Features & Benefits of the Head Liquidmetal 8

Tennis players of many skill levels and styles of play have been interested in the Head Liquidmetal 8 over the years. Here are some of the features that have made this racquet especially appealing. 

Easy Power

Many players are drawn to this racquet as it helps create extra power. If you are a player with a slower, shorter stroke, this racquet will add some extra oomph to your swing. This makes it great for beginners, intermediate players, or anyone who has a hard time generating a lot of power off their swing.

Lightweight, Maneuverable Frame

The Liquidmetal 8 has a lightweight frame and a low swingweight. This makes it easy to swing the racquet, both to generate speed and spin, and also to get your racquet into place in time to make returns. The larger head size and sweetspot also means you’ll have an easier time really connecting with the ball when you do make contact. 

Combined with that extra pop of power, this maneuverability can really help beginners and intermediates to level up their game.

Alternatives to the Head Liquidmetal 8

Head Ti.S6

  • (9.5) Power
  • (9.0) Control
  • (9.5) Maneuverability
  • (8.0) Stability
  • (8.5) Comfort/Feel
  • (9.0) Spin
  • (8.9) Overall
Head size 115 sq in
Strung weight 8.9 oz
Length 27.75 in
Beam width 28.5
String pattern 16/19
Balance point 385 mm
Swingweight 303
Flex rating 76
  • Extremely lightweight
  • Easy to generate lots of power
  • Large head size and sweet spot
  • Reasonably priced
  • May be too light for some advanced players

The Head Ti.S6 is the best-selling Head racquet of all time. It’s extremely light, and still packs a tremendous amount of power. 
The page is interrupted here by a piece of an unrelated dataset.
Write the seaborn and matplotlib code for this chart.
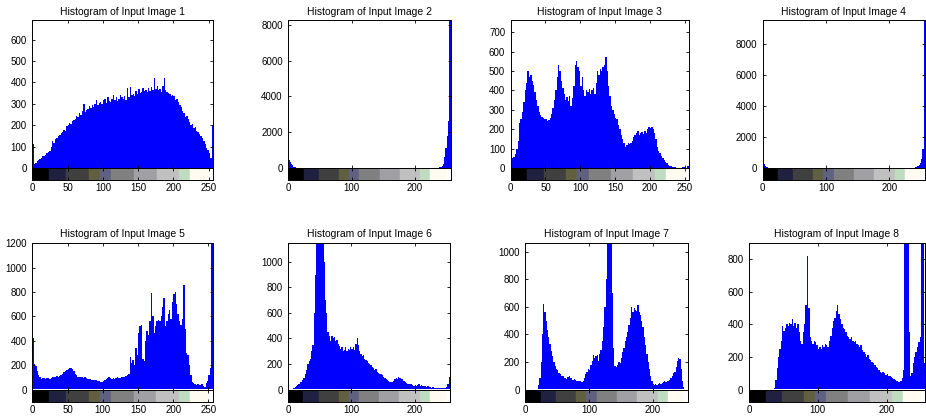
import numpy as np
import pandas as pd
import matplotlib
matplotlib.use("Agg")
import matplotlib.pyplot as plt
import seaborn as sns

# ---------------- data (grey levels 0,2,...,254 ; counts per 2-level bin) ----------------
levels = list(range(0, 256, 2))

hist1 = [110, 18, 25, 32, 38, 42, 48, 55, 58, 62, 70, 75, 78, 100, 125, 115,
         135, 140, 150, 155, 165, 170, 180, 175, 195, 200, 210, 205, 220, 225, 230, 245,
         240, 255, 250, 265, 300, 260, 270, 275, 290, 280, 295, 285, 300, 320, 295, 305,
         310, 300, 320, 325, 305, 330, 315, 310, 325, 340, 320, 330, 315, 325, 340, 330,
         325, 335, 320, 375, 330, 380, 340, 345, 335, 360, 345, 370, 350, 355, 375, 360,
         365, 355, 375, 360, 380, 365, 420, 370, 385, 365, 370, 355, 385, 420, 365, 355,
         350, 345, 335, 340, 335, 320, 325, 310, 295, 285, 265, 255, 240, 245, 230, 215,
         200, 205, 185, 190, 175, 170, 160, 150, 140, 125, 110, 95, 85, 70, 45, 200]

hist2 = [420, 330, 230, 140, 80, 45, 25, 15, 10, 8, 6, 5, 4, 4, 3, 3,
         3, 3, 3, 3, 3, 3, 3, 3, 3, 3, 3, 3, 3, 3, 3, 3,
         3, 3, 3, 3, 3, 3, 3, 3, 3, 3, 3, 3, 3, 3, 3, 3,
         3, 3, 3, 3, 3, 3, 3, 3, 3, 3, 3, 3, 3, 3, 3, 3,
         3, 3, 3, 3, 3, 3, 3, 3, 3, 3, 3, 3, 3, 3, 3, 3,
         3, 3, 3, 3, 3, 3, 3, 3, 3, 3, 3, 3, 3, 3, 3, 3,
         3, 3, 3, 3, 3, 3, 3, 3, 3, 3, 3, 3, 4, 4, 5, 5,
         6, 8, 10, 12, 15, 20, 25, 35, 50, 100, 250, 600, 1100, 1800, 2600, 8240]

hist3 = [170, 50, 55, 70, 100, 140, 230, 250, 290, 340, 400, 440, 500, 470, 480, 450,
         430, 390, 350, 320, 290, 275, 265, 260, 250, 255, 240, 245, 260, 280, 310, 350,
         400, 470, 530, 500, 450, 410, 380, 350, 365, 345, 370, 320, 360, 420, 530, 550,
         520, 500, 420, 470, 400, 370, 400, 390, 405, 380, 400, 410, 380, 440, 500, 480,
         510, 500, 520, 530, 570, 500, 420, 370, 320, 300, 280, 260, 250, 220, 200, 170,
         150, 130, 110, 120, 130, 125, 130, 140, 160, 170, 180, 190, 170, 180, 185, 175,
         190, 180, 200, 210, 205, 210, 200, 180, 150, 110, 90, 75, 60, 50, 40, 30,
         25, 18, 12, 8, 6, 4, 3, 2, 2, 2, 2, 3, 5, 3, 2, 10]

hist4 = [400, 260, 130, 60, 30, 15, 8, 5, 3, 2, 2, 1, 1, 1, 1, 1,
         1, 1, 1, 1, 1, 1, 1, 1, 1, 1, 1, 1, 1, 1, 1, 1,
         1, 1, 1, 1, 1, 1, 1, 1, 1, 1, 1, 1, 1, 1, 1, 1,
         1, 1, 1, 1, 1, 1, 1, 1, 1, 1, 1, 1, 1, 1, 1, 1,
         1, 1, 1, 1, 1, 1, 1, 1, 1, 1, 1, 1, 1, 1, 1, 1,
         1, 1, 1, 1, 1, 1, 1, 1, 1, 1, 1, 1, 1, 1, 1, 1,
         1, 1, 1, 1, 1, 1, 1, 1, 1, 1, 1, 1, 2, 2, 2, 2,
         3, 4, 5, 7, 10, 14, 20, 30, 45, 70, 100, 200, 350, 600, 1200, 9500]

hist5 = [420, 210, 190, 150, 120, 100, 85, 95, 95, 90, 95, 95, 90, 95, 100, 100,
         105, 110, 105, 110, 115, 125, 140, 150, 160, 170, 180, 175, 165, 150, 130, 115,
         105, 100, 100, 105, 95, 100, 95, 90, 90, 85, 80, 80, 75, 75, 70, 70,
         65, 65, 70, 80, 90, 95, 100, 95, 90, 95, 90, 95, 100, 95, 95, 100,
         100, 105, 110, 120, 130, 270, 220, 240, 200, 340, 280, 460, 520, 530, 250, 230,
         400, 480, 450, 560, 790, 600, 460, 520, 560, 570, 560, 600, 680, 750, 520, 560,
         620, 650, 580, 720, 780, 800, 700, 620, 560, 530, 580, 860, 500, 300, 280, 200,
         120, 60, 50, 45, 40, 45, 40, 35, 45, 30, 20, 50, 70, 120, 180, 1205]

hist6 = [0, 0, 0, 5, 10, 20, 30, 35, 45, 55, 60, 75, 90, 120, 150, 200,
         220, 240, 300, 350, 600, 900, 1200, 1200, 1200, 1200, 1200, 1200, 1000, 700, 600, 450,
         420, 380, 420, 400, 410, 380, 390, 360, 340, 320, 330, 300, 310, 330, 300, 320,
         310, 330, 320, 330, 310, 360, 400, 350, 300, 280, 260, 270, 240, 230, 220, 210,
         200, 190, 180, 170, 150, 160, 140, 130, 120, 120, 110, 100, 90, 80, 75, 70,
         60, 55, 60, 70, 80, 90, 85, 95, 90, 85, 80, 70, 60, 50, 45, 40,
         45, 40, 35, 30, 35, 30, 35, 40, 30, 35, 30, 25, 25, 20, 25, 20,
         20, 15, 20, 15, 15, 12, 10, 12, 15, 10, 12, 10, 15, 20, 40, 100]

hist7 = [0, 0, 0, 0, 0, 0, 0, 0, 0, 5, 30, 80, 200, 400, 620, 560,
         500, 430, 380, 330, 280, 240, 200, 170, 150, 140, 120, 110, 100, 95, 85, 80,
         75, 90, 100, 85, 80, 70, 75, 70, 65, 60, 65, 60, 55, 60, 80, 110,
         130, 150, 140, 180, 210, 250, 230, 240, 250, 210, 260, 290, 350, 450, 600, 800,
         1100, 1100, 1100, 1100, 700, 300, 170, 160, 180, 200, 190, 230, 270, 300, 350, 380,
         420, 470, 520, 600, 560, 590, 580, 570, 610, 560, 540, 500, 450, 380, 320, 260,
         200, 150, 100, 60, 40, 30, 40, 35, 40, 45, 40, 50, 55, 60, 55, 65,
         60, 70, 80, 100, 120, 130, 160, 210, 230, 220, 150, 60, 20, 5, 2, 2]

hist8 = [0, 0, 0, 0, 0, 0, 0, 0, 0, 0, 0, 0, 0, 0, 0, 0,
         0, 0, 10, 60, 130, 200, 250, 300, 390, 360, 380, 400, 390, 410, 400, 430,
         390, 410, 380, 400, 350, 300, 280, 350, 400, 520, 820, 500, 320, 300, 280, 300,
         290, 270, 250, 260, 250, 270, 260, 280, 270, 260, 300, 330, 380, 420, 440, 480,
         520, 460, 430, 400, 380, 370, 350, 330, 320, 310, 320, 300, 290, 300, 280, 270,
         260, 270, 240, 230, 220, 200, 210, 190, 180, 170, 160, 150, 140, 130, 120, 110,
         100, 110, 100, 90, 95, 85, 80, 75, 70, 65, 60, 50, 45, 45, 55, 70,
         120, 950, 950, 950, 350, 80, 100, 160, 200, 230, 260, 290, 320, 950, 950, 160]

histograms = [hist1, hist2, hist3, hist4, hist5, hist6, hist7, hist8]
titles = ["Histogram of Input Image %d" % i for i in range(1, 9)]
y_limits = [690, 8240, 760, 9500, 1205, 1150, 1065, 900]
y_tick_max = [600, 8000, 700, 8000, 1200, 1000, 1000, 800]
y_steps = [100, 2000, 100, 2000, 200, 200, 200, 200]
x_steps = [50, 100, 50, 100, 50, 100, 100, 100]

# colormap strip (indexed-image palette)
cmap_edges = [0, 24, 48, 80, 96, 112, 144, 176, 208, 224, 250, 256]
cmap_colors = ["#000000", "#202040", "#404040", "#606040", "#606080", "#808080",
               "#a0a0a4", "#c0c0c0", "#c0dcc0", "#fffbf0", "#ffffff"]

# ---------------- layout (pixels) ----------------
W, H = 926, 417
col_x = [(32.3, 213.0), (288.3, 450.5), (510.7, 688.7), (762.5, 925.0),
         (32.3, 212.7), (288.3, 450.0), (525.3, 688.3), (749.0, 925.0)]
rows_y = [(20.5, 168.0, 180.0), (242.7, 389.5, 402.0)]

plt.rcParams["font.family"] = ["Liberation Sans", "DejaVu Sans"]
fig = plt.figure(figsize=(W / 100, H / 100), dpi=100)
fig.patch.set_facecolor("white")

for i in range(8):
    left, right = col_x[i]
    top, hb, cb = rows_y[i // 4]
    ax = fig.add_axes([left / W, 1 - hb / H, (right - left) / W, (hb - top) / H])
    cax = fig.add_axes([left / W, 1 - cb / H, (right - left) / W, (cb - hb) / H])

    df = pd.DataFrame({"level": levels, "count": histograms[i]})
    sns.histplot(data=df, x="level", weights="count", binwidth=2, binrange=(0, 256),
                 element="step", fill=True, color="#0000ff", alpha=1, linewidth=0, ax=ax)
    ax.set_xlim(0, 256)
    ax.set_ylim(0, y_limits[i])
    ax.set_xlabel("")
    ax.set_ylabel("")
    ax.set_xticks(list(range(0, 256, x_steps[i])))
    ax.set_yticks(list(range(0, y_tick_max[i] + 1, y_steps[i])))
    ax.tick_params(direction="in", length=2.5, width=0.6, top=True, right=True,
                   labelbottom=False, labelsize=7, pad=4, colors="black")
    for s in ax.spines.values():
        s.set_linewidth(0.7)
        s.set_color("black")
    ax.set_title(titles[i], fontsize=7.5, pad=4)

    cax.bar(cmap_edges[:-1], [1] * (len(cmap_edges) - 1), width=np.diff(cmap_edges),
            align="edge", color=cmap_colors, edgecolor=cmap_colors, linewidth=0.3)
    cax.set_xlim(0, 256)
    cax.set_ylim(0, 1)
    cax.set_yticks([])
    cax.set_xticks(list(range(0, 256, x_steps[i])))
    cax.tick_params(direction="in", length=2, width=0.6, top=True, labelsize=7, pad=2.5,
                    colors="black")
    for s in cax.spines.values():
        s.set_linewidth(0.7)
        s.set_color("black")

fig.savefig("out.png", dpi=100, facecolor="white")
If you’re looking for the larger head size, lighter weight, and easy power of the Head Liquidmetal 8, you’ll find it in the Head Ti.S6. 

Babolat Pure Drive Lite

  • (8.5) Power
  • (9.0) Control
  • (9.0) Maneuverability
  • (7.5) Stability
  • (8.0) Comfort/Feel
  • (9.5) Spin
  • (8.6) Overall
Head size 100 sq in
Strung weight 10.0 oz
Length 27 in
Beam width 23 / 26 / 23mm
String pattern 16/19
Balance point 337 mm
Swingweight 301
Flex rating 68
  • Lightweight
  • Excellent speed and spin
  • Great maneuverability
  • Only moderate stability

The Pure Drive Lite is very similar to the Head Liquidmetal 8 in weight, swingweight, and maneuverability. It offers more emphasis on control and spin. It’s a lighter version of the Pure Drive series, and is designed with beginners, juniors, and developing players in mind.  

Summary & Recommendations

If you’re an intermediate or more advanced player, looking to generate your own power with full swings, then this high-powered lower control racquet may not be the best fit. 

But beginners, early intermediate players, casual players, or anyone who doesn’t generate a lot of power off their swing would naturally be drawn to the Head Liquidmetal 8. The large head size and sweetspot make this great for beginners.

This is a lightweight, head heavy racquet that’s great for generating a lot of power. Since it’s out of production, we recommend you take a look at the Head Ti.S6 or the Babolat Pure Drive Lite. These racquets are similarly lightweight and maneuverable, and can also generate a lot of power and spin.